Their point was not that AI is harmful by default. It was that growth often requires friction. When technology removes too much of that friction, it can unintentionally narrow the range of experiences that help young people build confidence and resilience.

Why Human Interaction Still Matters Most

Across the conversation, one theme remained steady. Human connection is not optional in mental health. It is central.

The students spoke about empathy and the feeling of being truly understood. They emphasized that real interaction teaches skills no tool can replicate. Listening. Perspective-taking. Repairing relationships when things go wrong.

For a field under pressure to scale services and expand access, this is a critical reminder. Technology can support care and extend reach, but it cannot replace the relational work that helps young people grow.

Youth Guidance on Responsible AI

When asked how AI should be developed for youth mental health, the students offered concrete recommendations:

  • Use AI to connect young people to human support and trusted resources
  • Include youth throughout design and testing, not as a final step
  • Be transparent about data use and privacy
  • Compensate and credit youth for their expertise

These suggestions align with what ethical innovation requires.
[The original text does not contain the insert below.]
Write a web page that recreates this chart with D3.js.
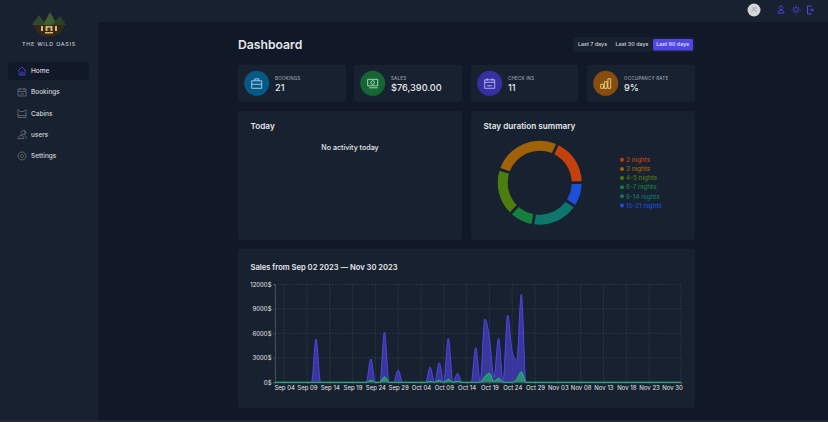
<!DOCTYPE html>
<html>
<head>
<meta charset="utf-8">
<script src="https://cdn.jsdelivr.net/npm/d3@7"></script>
<style>
  html, body { margin: 0; padding: 0; background: #111827; overflow: hidden; }
  svg { display: block; }
  text { font-family: Inter, "Noto Sans", sans-serif; }
</style>
</head>
<body>
<script>
// values
const navItems = ["Home", "Bookings", "Cabins", "users", "Settings"];
const filterLabels = ["Last 7 days", "Last 30 days", "Last 90 days"];
const statLabels = ["BOOKINGS", "SALES", "CHECK INS", "OCCUPANCY RATE"];
const statValues = ["21", "$76,390.00", "11", "9%"];
const durationLabels = ["2 nights", "3 nights", "4-5 nights", "6-7 nights", "8-14 nights", "15-21 nights"];
const durationValues = [4, 6, 4, 2, 4, 2];
const durationColors = ["#c2410c", "#a16207", "#4d7c0f", "#15803d", "#0f766e", "#1d4ed8"];
const salesTicks = [0, 3000, 6000, 9000, 12000];
const dateTicks = ["Sep 04", "Sep 09", "Sep 14", "Sep 19", "Sep 24", "Sep 29", "Oct 04", "Oct 09", "Oct 14",
  "Oct 19", "Oct 24", "Oct 29", "Nov 03", "Nov 08", "Nov 13", "Nov 18", "Nov 23", "Nov 30"];
const totalSales = [
  0, 0, 0, 0, 0, 0, 0, 0, 0, 5300,
  0, 0, 0, 0, 0, 0, 0, 0, 0, 0,
  0, 2850, 0, 0, 6150, 0, 0, 1500, 0, 0,
  0, 0, 0, 0, 1850, 0, 2400, 0, 5400, 0,
  1100, 0, 0, 0, 4250, 0, 7750, 5500, 600, 5400,
  0, 8250, 3750, 2650, 10800, 0, 0, 0, 0, 0,
  0, 0, 0, 0, 0, 0, 0, 0, 0, 0,
  0, 0, 0, 0, 0, 0, 0, 0, 0, 0,
  0, 0, 0, 0, 0, 0, 0, 0, 0, 0
];
const extrasSales = [
  0, 0, 0, 0, 0, 0, 0, 0, 0, 0,
  0, 0, 0, 0, 0, 0, 0, 0, 0, 0,
  0, 250, 0, 0, 680, 0, 0, 0, 0, 0,
  0, 0, 0, 0, 100, 0, 250, 0, 370, 0,
  120, 0, 0, 0, 0, 0, 700, 1100, 100, 500,
  0, 0, 0, 400, 1300, 0, 0, 0, 0, 0,
  0, 0, 0, 0, 0, 0, 0, 0, 0, 0,
  0, 0, 0, 0, 0, 0, 0, 0, 0, 0,
  0, 0, 0, 0, 0, 0, 0, 0, 0, 0
];

const days = d3.timeDay.range(new Date(2023, 8, 2), new Date(2023, 11, 1));
const fmtDay = d3.timeFormat("%b %d");

const svg = d3.select("body").append("svg").attr("width", 828).attr("height", 422);

function rect(x, y, w, h, fill, r) {
  return svg.append("rect").attr("x", x).attr("y", y).attr("width", w).attr("height", h)
    .attr("fill", fill).attr("rx", r || 0);
}

function label(x, y, str, size, fill, weight, anchor) {
  return svg.append("text").attr("x", x).attr("y", y).attr("dy", "0.35em")
    .attr("font-size", size).attr("fill", fill).attr("font-weight", weight || 400)
    .attr("text-anchor", anchor || "start").text(str);
}

// page shell
rect(0, 0, 828, 422, "#111827");
rect(0, 0, 98, 422, "#18212f");
rect(0, 0, 828, 22, "#18212f");
rect(0, 420, 828, 2, "#28282c");

// logo
const logo = svg.append("g").attr("transform", "translate(49,23)");
logo.append("path").attr("d", "M-16,-3 C-16,9 -8,14 0,14 C8,14 16,9 16,-3 Z").attr("fill", "#33281a");
["M-17,2 L-10,-8 L-3,2 Z", "M-6,2 L1,-11 L8,2 Z", "M3,2 L11,-7 L17,2 Z"].forEach((d, i) => {
  logo.append("path").attr("d", d).attr("fill", ["#2f4a2c", "#3f5f33", "#2c4029"][i]);
});
[[-8, 3, 2, 5], [-3.500, 3, 7, 5], [6, 3, 2, 5], [-4, 9, 8, 1.500]].forEach(t => {
  logo.append("rect").attr("x", t[0]).attr("y", t[1]).attr("width", t[2]).attr("height", t[3])
    .attr("fill", "#d9b673");
});
logo.append("rect").attr("x", -1.500).attr("y", 4.500).attr("width", 3).attr("height", 3.500).attr("fill", "#4a3418");
label(49, 44.5, "THE WILD OASIS", 5.4, "#c3c7ce", 500, "middle").attr("letter-spacing", 0.75);

// sidebar nav
const navY = [71, 92, 113.5, 134.5, 156];
const navIcons = [
  "M-4,0 L0,-4 L4,0 M-3,-1 V4 H3 V-1 M-1,4 V1 H1 V4",
  "M-4,-3 H4 V4 H-4 Z M-4,-0.5 H4 M-2,-4 V-2 M2,-4 V-2 M-2,2 H2",
  "M-4,4 V-4 L-2,-2 H2 L4,-4 V4 Z M-4,2 H4",
  "M-1,-2 A2,2 0 1 1 -1,-1.9 M-4,4 C-4,0 2,0 2,4 Z M2,-4 A2,2 0 0 1 2,0 M3,1 C4,2 4.500,3 4.500,4",
  "M4,0 A4,4 0 1 1 3.990,-0.300 Z M1.500,0 A1.500,1.500 0 1 1 1.490,-0.200 Z"
];
rect(8, 62, 81, 18, "#111827", 3);
navItems.forEach((name, i) => {
  svg.append("path").attr("d", navIcons[i]).attr("transform", `translate(22,${navY[i]})`)
    .attr("fill", "none").attr("stroke", i === 0 ? "#4f46e5" : "#6b7280").attr("stroke-width", 0.8);
  label(31, navY[i], name, 6.5, "#d1d5db", 500);
});

// header icons
svg.append("circle").attr("cx", 754).attr("cy", 10).attr("r", 6.5).attr("fill", "#d4d6d9");
svg.append("path").attr("d", "M751.500,12 L754,9 L756.500,12 M752,8 H757").attr("stroke", "#a3a6ab").attr("fill", "none");
const headIcons = [
  "M781,6 A1.800,1.800 0 1 1 780.900,6 Z M778,13 C778,9 784,9 784,13 Z",
  "M796,7.500 A2.200,2.200 0 1 1 795.900,7.500 Z M796,5.500 V6.500 M796,13.500 V14.500 M791.500,10 H792.500 M799.500,10 H800.500 M793,7 L793.700,7.700 M798.300,12.300 L799,13 M793,13 L793.700,12.300 M798.300,7.700 L799,7",
  "M811,7 V6 H807.500 V14 H811 V13 M809.500,10 H813.500 M812,8.500 L813.500,10 L812,11.500"
];
headIcons.forEach(d => {
  svg.append("path").attr("d", d).attr("fill", "none").attr("stroke", "#4f46e5").attr("stroke-width", 1);
});

// title and period filter
label(238, 45, "Dashboard", 12.2, "#e5e7eb", 600);
rect(573, 37, 122, 15, "#18212f", 1.5);
rect(653, 39, 40, 11.5, "#4f46e5", 1.5);
const filterX = [592.5, 632, 672.7];
filterLabels.forEach((name, i) => {
  label(filterX[i], 44.5, name, 5.4, i === 2 ? "#e0e7ff" : "#d1d5db", 500, "middle");
});

// stat cards
const cardX = [238, 354, 471, 587];
const cardW = [108, 108, 107, 108];
const statColors = ["#075985", "#166534", "#3730a3", "#854d0e"];
const statIconColors = ["#bae6fd", "#bbf7d0", "#c7d2fe", "#fde68a"];
const statIcons = [
  "M-5,-2.500 H5 V5 H-5 Z M-2,-2.500 V-4.500 H2 V-2.500 M-5,1 H5",
  "M-5,-4 H5 V2.500 H-5 Z M-3.500,4.500 H5 M-1.800,-0.800 A1.800,1.800 0 1 0 1.800,-0.800 A1.800,1.800 0 1 0 -1.800,-0.800",
  "M-5,-3.500 H5 V5 H-5 Z M-5,-1 H5 M-2.500,-5 V-2.500 M2.500,-5 V-2.500 M-2.500,2.500 H2.500",
  "M-5,1 H-2.200 V5 H-5 Z M-1.400,-1.500 H1.400 V5 H-1.400 Z M2.200,-4.500 H5 V5 H2.200 Z"
];
statLabels.forEach((name, i) => {
  const cx = cardX[i] + 18.7;
  rect(cardX[i], 65, cardW[i], 37, "#18212f", 2);
  svg.append("circle").attr("cx", cx).attr("cy", 83.3).attr("r", 12.5).attr("fill", statColors[i]);
  svg.append("path").attr("d", statIcons[i]).attr("transform", `translate(${cx},83.3)`)
    .attr("fill", "none").attr("stroke", statIconColors[i]).attr("stroke-width", 0.8);
  label(cardX[i] + 37, 78, name, 4.5, "#9ca3af", 500).attr("letter-spacing", 0.2);
  label(cardX[i] + 37, 87.5, statValues[i], 9.2, "#e5e7eb", 500);
});

// today card
rect(238, 111, 224, 129, "#18212f", 2);
label(250.5, 126, "Today", 8.2, "#e5e7eb", 600);
label(350, 148, "No activity today", 7.1, "#e5e7eb", 500, "middle");

// stay duration donut
rect(471, 111, 224, 129, "#18212f", 2);
label(483.5, 126, "Stay duration summary", 8.2, "#e5e7eb", 600);

const pie = d3.pie().sort(null).value(d => d)
  .startAngle(Math.PI / 2).endAngle(Math.PI / 2 - 2 * Math.PI).padAngle(3 * Math.PI / 180);
const arc = d3.arc().innerRadius(32).outerRadius(42);
const donut = svg.append("g").attr("transform", "translate(539.7,182.7)");
donut.selectAll("path").data(pie(durationValues)).enter().append("path")
  .attr("d", arc)
  .attr("fill", (d, i) => durationColors[i]);

const legendY = d3.scaleBand().domain(durationLabels).range([155.2, 210]);
const legend = svg.selectAll(".legend").data(durationLabels).enter().append("g")
  .attr("class", "legend")
  .attr("transform", d => `translate(622,${legendY(d) + legendY.bandwidth() / 2})`);
legend.append("circle").attr("r", 2).attr("fill", (d, i) => durationColors[i]);
legend.append("text").attr("x", 4).attr("dy", "0.35em").attr("font-size", 6.3).attr("font-weight", 500)
  .attr("fill", (d, i) => durationColors[i]).text(d => d);

// sales area chart
rect(238, 249, 457, 159, "#18212f", 2);
label(250.5, 267, "Sales from Sep 02 2023 — Nov 30 2023", 7.6, "#e5e7eb", 600);

const x = d3.scaleTime().domain([days[0], days[days.length - 1]]).range([275, 681]);
const y = d3.scaleLinear().domain([0, 12000]).range([382.3, 284.3]);
const tickDates = days.filter(d => dateTicks.includes(fmtDay(d)));

const grid = svg.append("g").attr("stroke", "#4b5563").attr("stroke-width", 0.5).attr("stroke-dasharray", "1.500,1.500");
grid.selectAll(".gx").data(tickDates.concat(days[0])).enter().append("line")
  .attr("x1", d => x(d)).attr("x2", d => x(d)).attr("y1", y(12000)).attr("y2", y(0));
grid.selectAll(".gy").data(salesTicks).enter().append("line")
  .attr("x1", x.range()[0]).attr("x2", x.range()[1]).attr("y1", d => y(d)).attr("y2", d => y(d));

const yAxis = svg.append("g").attr("transform", "translate(275,0)")
  .call(d3.axisLeft(y).tickValues(salesTicks).tickSize(2).tickPadding(1.500).tickFormat(d => d + "$"));
const xAxis = svg.append("g").attr("transform", "translate(0,382.3)")
  .call(d3.axisBottom(x).tickValues(tickDates).tickSize(2).tickPadding(1.500).tickFormat(fmtDay));
[xAxis, yAxis].forEach(a => {
  a.selectAll("text").attr("fill", "#e5e7eb").attr("font-size", 6).attr("font-family", "Inter, sans-serif");
  a.selectAll("line, path").attr("stroke", "#6b7280").attr("stroke-width", 0.5);
});
// last label is pulled in so it stays inside the plot, like the original
xAxis.selectAll(".tick text").filter(d => fmtDay(d) === "Nov 30").attr("dx", -9);

function drawArea(values, color) {
  const area = d3.area().curve(d3.curveMonotoneX)
    .x((d, i) => x(days[i])).y0(y(0)).y1(d => y(d));
  const line = d3.line().curve(d3.curveMonotoneX)
    .x((d, i) => x(days[i])).y(d => y(d));
  svg.append("path").datum(values).attr("d", area).attr("fill", color).attr("fill-opacity", 0.6);
  svg.append("path").datum(values).attr("d", line).attr("fill", "none").attr("stroke", color).attr("stroke-width", 1);
}
drawArea(totalSales, "#4f46e5");
drawArea(extrasSales, "#22c55e");
</script>
</body>
</html>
Young people are not just users. They are contributors whose insight improves outcomes and trust.

An Invitation to the Field

Behavioral Health Tech Impact (BHT Impact) is a new national platform designed to accelerate youth behavioral health innovation and support youth and families to become designers, builders, and future leaders. BHT Impact is a fiscally sponsored project of Moore Impact, a 501(c)3 public charity, and funded by Pivotal, a group of organizations founded by Melinda French Gates.

BHT Impact invited these students to the conference to offer our community direction, and the takeaway is clear. As AI becomes more embedded in care and daily life, listening to young people is not a courtesy. It is a responsibility.

If the field wants technology to support genuine growth, youth voices must help guide the path forward.